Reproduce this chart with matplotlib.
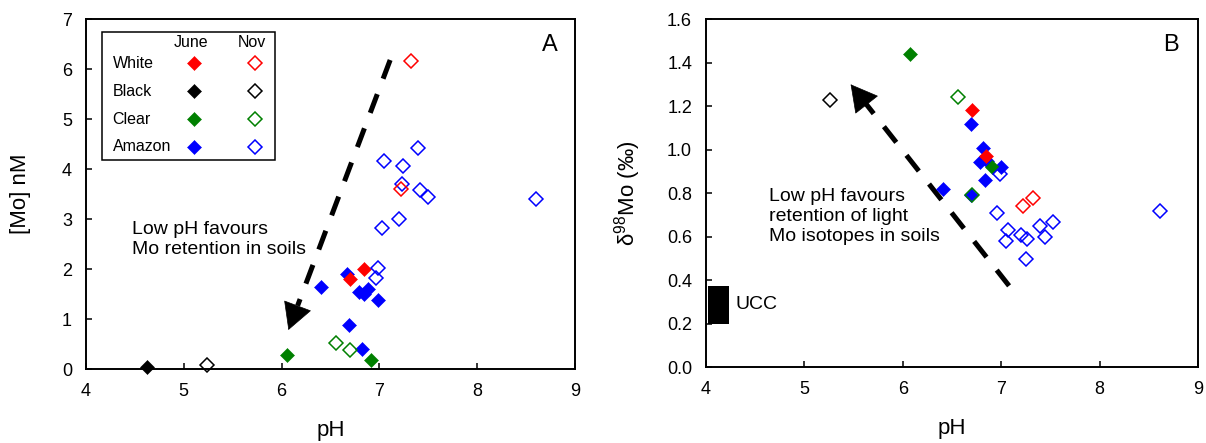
import matplotlib
matplotlib.use("Agg")
import matplotlib.pyplot as plt
from matplotlib.patches import Rectangle

plt.rcParams['font.family'] = ['Liberation Sans', 'DejaVu Sans']
plt.rcParams['mathtext.fontset'] = 'custom'
plt.rcParams['mathtext.rm'] = 'Liberation Sans'
plt.rcParams['mathtext.it'] = 'Liberation Sans:italic'

# ---------------- data : panel A  ([Mo] nM vs pH) ----------------
a_white_june_ph = [6.84, 6.70]
a_white_june_mo = [2.01, 1.81]
a_white_nov_ph = [7.32, 7.22]
a_white_nov_mo = [6.17, 3.61]
a_black_june_ph = [4.62]
a_black_june_mo = [0.05]
a_black_nov_ph = [5.24]
a_black_nov_mo = [0.08]
a_clear_june_ph = [6.06, 6.91]
a_clear_june_mo = [0.28, 0.18]
a_clear_nov_ph = [6.56, 6.70]
a_clear_nov_mo = [0.53, 0.39]
a_amazon_june_ph = [6.40, 6.67, 6.69, 6.79, 6.84, 6.88, 6.99, 6.82]
a_amazon_june_mo = [1.65, 1.91, 0.88, 1.55, 1.50, 1.60, 1.38, 0.41]
a_amazon_nov_ph = [7.39, 7.05, 7.24, 7.23, 7.42, 7.50, 7.20, 7.03, 6.99, 6.97, 8.60]
a_amazon_nov_mo = [4.43, 4.17, 4.07, 3.71, 3.58, 3.45, 3.00, 2.83, 2.03, 1.83, 3.40]

# ---------------- data : panel B  (d98Mo vs pH) ----------------
b_white_june_ph = [6.70, 6.85]
b_white_june_d = [1.18, 0.97]
b_white_nov_ph = [7.22, 7.32]
b_white_nov_d = [0.74, 0.78]
b_black_nov_ph = [5.26]
b_black_nov_d = [1.23]
b_clear_june_ph = [6.07, 6.91]
b_clear_june_d = [1.44, 0.92]
b_clear_nov_ph = [6.56, 6.70]
b_clear_nov_d = [1.24, 0.79]
b_amazon_june_ph = [6.69, 6.82, 6.78, 6.86, 7.00, 6.84, 6.41, 6.69]
b_amazon_june_d = [1.12, 1.01, 0.945, 0.95, 0.92, 0.86, 0.82, 0.79]
b_amazon_nov_ph = [6.99, 6.96, 7.07, 7.05, 7.20, 7.26, 7.25, 7.39, 7.44, 7.53, 8.61]
b_amazon_nov_d = [0.89, 0.71, 0.63, 0.58, 0.61, 0.59, 0.50, 0.65, 0.60, 0.67, 0.72]

ucc_ph = [4.02, 4.23]
ucc_d = [0.20, 0.375]

# arrows: (start of dashed shaft, arrow tip) in data units
arrow_a = [(7.11, 6.18), (6.07, 0.78)]
arrow_b = [(7.08, 0.375), (5.47, 1.30)]

legend_rows = ['White', 'Black', 'Clear', 'Amazon']
legend_cols = ['June', 'Nov']
colors = {'White': '#ff0000', 'Black': '#000000', 'Clear': '#008000', 'Amazon': '#0000ff'}

x_ticks = [4, 5, 6, 7, 8, 9]
a_yticks = [0, 1, 2, 3, 4, 5, 6, 7]
b_yticks = [0.0, 0.2, 0.4, 0.6, 0.8, 1.0, 1.2, 1.4, 1.6]

FS_TICK = 13
FS_LABEL = 16
MS_F = 7.2
MS_O = 6.7


def filled(ax, x, y, c):
    ax.plot(x, y, 'D', ls='none', ms=MS_F, mfc=c, mec=c, mew=0.4, zorder=3)


def opened(ax, x, y, c):
    ax.plot(x, y, 'D', ls='none', ms=MS_O, mfc='none', mec=c, mew=1.1, zorder=4)


def dashed_arrow(ax, start, tip):
    frac = 0.09
    base = (tip[0] + (start[0] - tip[0]) * frac, tip[1] + (start[1] - tip[1]) * frac)
    ax.plot([start[0], base[0]], [start[1], base[1]], color='black', lw=3.6,
            dashes=(4.0, 3.3), solid_capstyle='butt', dash_capstyle='butt', zorder=2)
    ax.annotate('', xy=tip, xytext=base,
                arrowprops=dict(arrowstyle='-|>,head_length=1.0,head_width=0.55',
                                mutation_scale=18, color='black', lw=0.5,
                                shrinkA=0, shrinkB=0), zorder=2)


def style(ax):
    for s in ax.spines.values():
        s.set_linewidth(1.4)
    ax.tick_params(direction='in', length=4, width=1.1, labelsize=FS_TICK, pad=10,
                   top=False, right=False)
    ax.set_xlim(4, 9)
    ax.set_xticks(x_ticks)
    ax.set_xlabel('pH', fontsize=FS_LABEL)
    ax.xaxis.set_label_coords(0.5, -0.145)


fig = plt.figure(figsize=(12.06, 4.43), dpi=100)
axA = fig.add_axes([0.07131, 0.16704, 0.40547, 0.79007])
axB = fig.add_axes([0.58541, 0.17043, 0.40796, 0.78668])

# ---------- Panel A ----------
style(axA)
axA.set_ylim(0, 7)
axA.set_yticks(a_yticks)
axA.set_ylabel('[Mo] nM', fontsize=FS_LABEL)
axA.yaxis.set_label_coords(-0.112, 0.5)

dashed_arrow(axA, arrow_a[0], arrow_a[1])
filled(axA, a_amazon_june_ph, a_amazon_june_mo, colors['Amazon'])
filled(axA, a_white_june_ph, a_white_june_mo, colors['White'])
filled(axA, a_clear_june_ph, a_clear_june_mo, colors['Clear'])
filled(axA, a_black_june_ph, a_black_june_mo, colors['Black'])
opened(axA, a_amazon_nov_ph, a_amazon_nov_mo, colors['Amazon'])
opened(axA, a_white_nov_ph, a_white_nov_mo, colors['White'])
opened(axA, a_clear_nov_ph, a_clear_nov_mo, colors['Clear'])
opened(axA, a_black_nov_ph, a_black_nov_mo, colors['Black'])
for ln in axA.lines:
    ln.set_clip_on(False)

axA.text(4.467, 2.59, 'Low pH favours\nMo retention in soils', fontsize=14,
         ha='left', va='center', linespacing=1.2)
axA.text(0.949, 0.926, 'A', transform=axA.transAxes, fontsize=17, ha='center', va='center')

# manual legend (table with June / Nov columns)
axA.add_patch(Rectangle((0.032, 0.597), 0.3545, 0.367, transform=axA.transAxes,
                        fill=True, facecolor='white', edgecolor='black', lw=1.1, zorder=5))
col_x = [0.221, 0.3456]
row_y = [0.873, 0.794, 0.714, 0.635]
for cx, name in zip(col_x, legend_cols):
    axA.text(cx - 0.007, 0.932, name, transform=axA.transAxes, fontsize=11.5,
             ha='center', va='center', zorder=6)
for ry, name in zip(row_y, legend_rows):
    axA.text(0.0545, ry, name, transform=axA.transAxes, fontsize=11.5,
             ha='left', va='center', zorder=6)
    c = colors[name]
    axA.plot([col_x[0]], [ry], 'D', transform=axA.transAxes, ms=MS_F, mfc=c, mec=c,
             mew=0.4, zorder=6, clip_on=False)
    axA.plot([col_x[1]], [ry], 'D', transform=axA.transAxes, ms=MS_O, mfc='none', mec=c,
             mew=1.1, zorder=6, clip_on=False)

# ---------- Panel B ----------
style(axB)
axB.set_ylim(0, 1.6)
axB.set_yticks(b_yticks)
axB.set_yticklabels([f'{v:.1f}' for v in b_yticks])
axB.set_ylabel('δ$^{98}$Mo (‰)', fontsize=FS_LABEL)
axB.yaxis.set_label_coords(-0.128, 0.5)

dashed_arrow(axB, arrow_b[0], arrow_b[1])
axB.fill_between(ucc_ph, [ucc_d[0]] * 2, [ucc_d[1]] * 2, color='black', lw=0, zorder=2)
axB.text(4.30, sum(ucc_d) / 2, 'UCC', fontsize=14, ha='left', va='center')

filled(axB, b_amazon_june_ph, b_amazon_june_d, colors['Amazon'])
filled(axB, b_white_june_ph, b_white_june_d, colors['White'])
filled(axB, b_clear_june_ph, b_clear_june_d, colors['Clear'])
opened(axB, b_amazon_nov_ph, b_amazon_nov_d, colors['Amazon'])
opened(axB, b_white_nov_ph, b_white_nov_d, colors['White'])
opened(axB, b_clear_nov_ph, b_clear_nov_d, colors['Clear'])
opened(axB, b_black_nov_ph, b_black_nov_d, colors['Black'])

axB.text(4.64, 0.693, 'Low pH favours\nretention of light\nMo isotopes in soils', fontsize=14,
         ha='left', va='center', linespacing=1.2)
axB.text(0.945, 0.925, 'B', transform=axB.transAxes, fontsize=17, ha='center', va='center')

fig.savefig('out.png', dpi=100)
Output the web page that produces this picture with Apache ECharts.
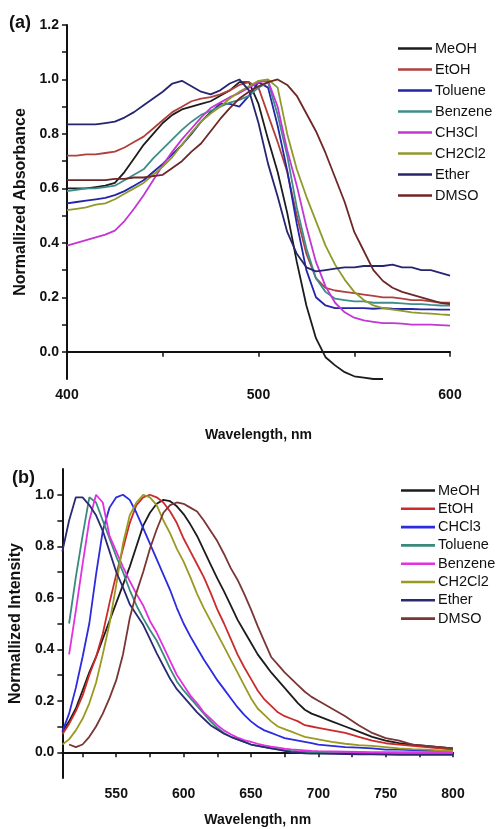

--------------------------------------------------

Instructions to follow
Please restate the material above line by line, exactly, beginning at its first line and ending with the line that contains "plt.rcParams['mathtext.it'] = 'Liberation", without any pictures.

Response to this exercise
Reproduce this chart with matplotlib.
import matplotlib
matplotlib.use("Agg")
import matplotlib.pyplot as plt
from matplotlib.patches import Rectangle

plt.rcParams['font.family'] = ['Liberation Sans', 'DejaVu Sans']
plt.rcParams['mathtext.fontset'] = 'custom'
plt.rcParams['mathtext.rm'] = 'Liberation Sans'
plt.rcParams['mathtext.it'] = 'Liberation Sans:italic'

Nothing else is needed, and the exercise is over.